A bookkeeper tracks all the financial transactions of a business and is responsible for identifying the account in which each transaction should be recorded. Accounting provides the structure you must use to organize these transactions, as well as the procedures you must use to record, classify, and report information about your business.

In most cases, the accounting system will be set up with the help of an accountant to be sure the information generated by that system will be useable and meets the requirements of solid accounting principles.

A bookkeeping system is designed based on the data needed for the two key financial reports — the balance sheet and the income statement. The balance sheet gives you a snapshot of a business as of a particular date. The income statement gives you a summary of all transactions during a particular period of time, usually a month, a quarter, or a year.

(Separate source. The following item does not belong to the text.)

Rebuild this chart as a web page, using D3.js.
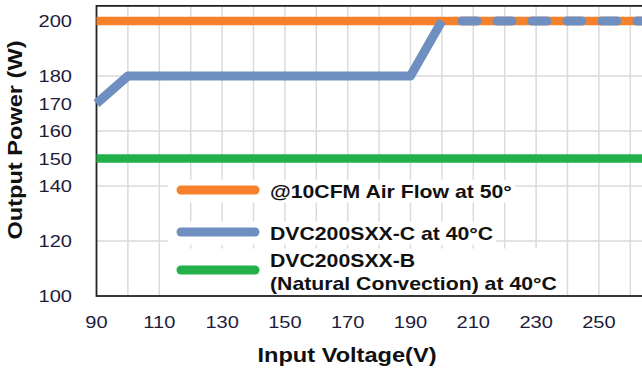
<!DOCTYPE html>
<html>
<head>
<meta charset="utf-8">
<script src="https://cdn.jsdelivr.net/npm/d3@7"></script>
<style>
  body { margin: 0; background: #fff; }
  text { font-family: "Liberation Sans", Arial, sans-serif; }
</style>
</head>
<body>
<svg id="chart" width="642" height="372"></svg>
<script>
// data
xTicks = [90, 110, 130, 150, 170, 190, 210, 230, 250]
xGrid = [100, 110, 120, 130, 140, 150, 160, 170, 180, 190, 200, 210, 220, 230, 240, 250, 260]
yTicks = [100, 120, 140, 150, 160, 170, 180, 200]
yGrid = [120, 140, 160, 180, 200]

airVolt = [90, 266]
airPower = [200, 200]
cVolt = [90, 100, 190, 200]
cPower = [170, 180, 180, 200]
cTailVolt = [200, 266]
cTailPower = [200, 200]
bVolt = [90, 266]
bPower = [150, 150]

legendLabels = [["@10CFM Air Flow at 50°"], ["DVC200SXX-C at 40°C"], ["DVC200SXX-B", "(Natural Convection) at 40°C"]]
colors = ["#f7802a", "#6f8fc1", "#22b04b"]

// the source text looks stretched sideways
sx = 1.18

svg = d3.select("#chart")

x = d3.scaleLinear().domain([90, 266]).range([96.5, 96.5 + 176 * 3.14])
y = d3.scaleLinear().domain([100, 205.5]).range([296, 296 - 105.5 * 2.75])

// gridlines
svg.append("g").selectAll("line").data(xGrid).enter().append("line")
  .attr("x1", d => x(d)).attr("x2", d => x(d))
  .attr("y1", y(100)).attr("y2", y(205.5))
  .attr("stroke", "#dadada").attr("stroke-width", 1.5)
svg.append("g").selectAll("line").data(yGrid).enter().append("line")
  .attr("x1", x(90)).attr("x2", 642)
  .attr("y1", d => y(d)).attr("y2", d => y(d))
  .attr("stroke", "#dadada").attr("stroke-width", 1.5)

// plot frame
svg.append("rect")
  .attr("x", x(90)).attr("y", y(205.5))
  .attr("width", x(266) - x(90)).attr("height", y(100) - y(205.5))
  .attr("fill", "none").attr("stroke", "#222").attr("stroke-width", 1.8)

function toPts(xs, ys) { return xs.map((v, i) => [v, ys[i]]) }
line = d3.line().x(d => x(d[0])).y(d => y(d[1]))

function drawSeries(pts, color, width, dash) {
  p = svg.append("path")
    .datum(pts)
    .attr("d", line)
    .attr("fill", "none")
    .attr("stroke", color)
    .attr("stroke-width", width)
    .attr("stroke-linejoin", "round")
  if (dash) p.attr("stroke-dasharray", dash).attr("stroke-linecap", "round")
  return p
}

drawSeries(toPts(airVolt, airPower), colors[0], 8.5)
drawSeries(toPts(bVolt, bPower), colors[2], 8.5)
drawSeries(toPts(cVolt, cPower), colors[1], 9)
drawSeries(toPts(cTailVolt, cTailPower), colors[1], 9, "15,20").attr("stroke-dashoffset", -20)

// stretched text helper
function label(parent, tx, ty, s, size, weight, anchor, rot) {
  return parent.append("text")
    .attr("transform", `translate(${tx},${ty})` + (rot ? ` rotate(${rot})` : "") + ` scale(${sx},1)`)
    .attr("text-anchor", anchor || "start")
    .attr("font-size", size)
    .attr("font-weight", weight || "normal")
    .attr("fill", weight == "bold" ? "#111" : "#1c1c3a")
    .text(s)
}

// legend
legY = [190, 232, 270]
legBase = [[198], [240], [267, 290]]
leg = svg.append("g")
legendLabels.forEach((lines, i) => {
  g = leg.append("g")
  bg = g.append("rect").attr("fill", "#fff")
  let right = 0, top = 999, bottom = 0
  lines.forEach((s, j) => {
    t = label(g, 270, legBase[i][j], s, 18, "bold")
    bb = t.node().getBBox()
    right = Math.max(right, 270 + bb.width * sx)
    top = Math.min(top, legBase[i][j] + bb.y)
    bottom = Math.max(bottom, legBase[i][j] + bb.y + bb.height)
  })
  bg.attr("x", 168).attr("y", top - 2)
    .attr("width", right + 3 - 168).attr("height", bottom - top + 3)
  g.append("line")
    .attr("x1", 181).attr("x2", 255)
    .attr("y1", legY[i]).attr("y2", legY[i])
    .attr("stroke", colors[i]).attr("stroke-width", 9).attr("stroke-linecap", "round")
})

// y tick labels
yAx = svg.append("g")
yTicks.forEach(d => label(yAx, 72, y(d) + 6, d, 17, "normal", "end"))

// x tick labels
xAx = svg.append("g")
xTicks.forEach(d => label(xAx, x(d), 328, d, 17, "normal", "middle"))

// axis titles
label(svg, 347, 362, "Input Voltage(V)", 20, "bold", "middle")
label(svg, 22, 140, "Output Power (W)", 20, "bold", "middle", -90)
</script>
</body>
</html>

The key balance sheet accounts include:

  • Assets: Everything the business owns in order to operate successfully is considered an asset. This includes cash, buildings, land, tools, equipment, vehicles, and furniture. Each type of asset has a separate account. Another asset is the Accounts Receivable account (money due from customers who bought on credit).

  • Inventory: Products on hand that the business plans to sell.

  • Liabilities: All the money the company owes to others are considered liabilities. This includes unpaid bills (called Accounts Payable account), loans, and bonds. Each type of liability will have a separate account.

  • Equity: All the money invested in the company by the owners or stock holders is considered equity. Each type of equity, and possibly each owner in a small business, will have a separate account.

The key income statement accounts include:

  • Revenue: All the money a business receives in selling its products or services is called revenue or sales and tracked in these accounts.

  • Cost of goods sold: All money the company must spend to buy or manufacture the goods or services it sells to customers is tracked in these accounts. An account called Purchases is used to track goods purchased.

  • Expenses: All money that is spent to run the company that is not related specifically to a product or service being sold is tracked in expense accounts. For example, Office Supplies, Advertising, Salaries, and Wages are all types of expense accounts.